La Mère d'Eva, de Silvia Ferreri

lu 2023 07_silvia ferreri_la mere d eva

L'histoire : notre narratrice, c'est la mère. La mère d'Eva. Eva, elle, pour ses dix-huit ans, a voulu l'opération qui commencera la transformation de son corps en celui d'un homme. Elle a tout fait pour ça depuis des années, tout enduré. Et sa mère est là, assise sur une chaise dans le couloir, devant la salle d'opération. Elle attend. Et pendant cette attente, elle va nous raconter comme leur vie s'est déroulée, pour arriver jusque là, ce jour-là, à Belgrade, en s'adressant uniquement à sa fille, tout le temps.
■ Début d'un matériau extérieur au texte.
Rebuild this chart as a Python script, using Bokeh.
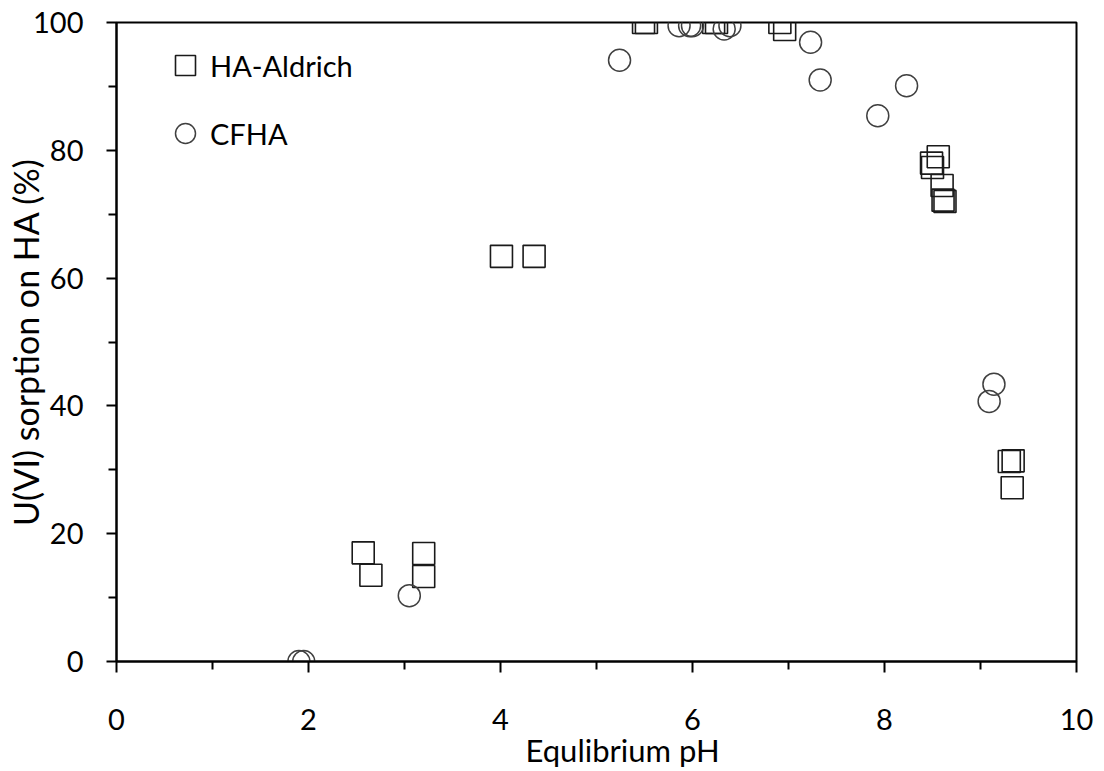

Nous sommes spectateurs de leur relation, de la façon dont cette mère la vit.

 

Mon avis : un livre d'une extrême sensibilité sur un sujet actuellement à la mode, mais terriblement délicat quand on le vit. Et ce roman, excellemment bien écrit (et donc, forcément, tout aussi excellemment bien traduit pour faire cet effet aussi dans sa traduction) réussit le tour de force de nous raconter une histoire à la fois singulière et plutôt universelle. Dans sa forme extrême. Et la mère d'Eva n'hésite pas à employer des mots forts, durs, violents, terribles, elle parle d'organes sains, de perfection, elle parle sans le dire de la conception que l'on a de la liberté de nos enfants, de l'image que l'on a de nous en tant que parents, de la façon dont notre attachement se fonde, cette façon souterraine à laquelle on n'a que rarement accès. Dans son parcours, cette famille a l'immense chance de croiser des professionnels compétents (et je sais de quoi je parle en parlant d'immense chance !), ce qui est rare. La conception de la maternité par la mère d'Eva pourra facilement être jugée abusive, elle est très italienne, très typiquement de la "mamma". Et pourtant, elle exprime si bien sa douleur, son ressenti, les divers glissements qui se font un par un, la torpeur un peu triste, comme en état de choc ou de sidération qui s'installe comme une deuxième peau, elle dit si bien tout ça, sans jamis le théoriser directement, qu'on ne peut que se sentir du même bois. La sincérité brute, l'absence de masque. Comme sa fille, en plus métaphoriquement, les tripes à l'air.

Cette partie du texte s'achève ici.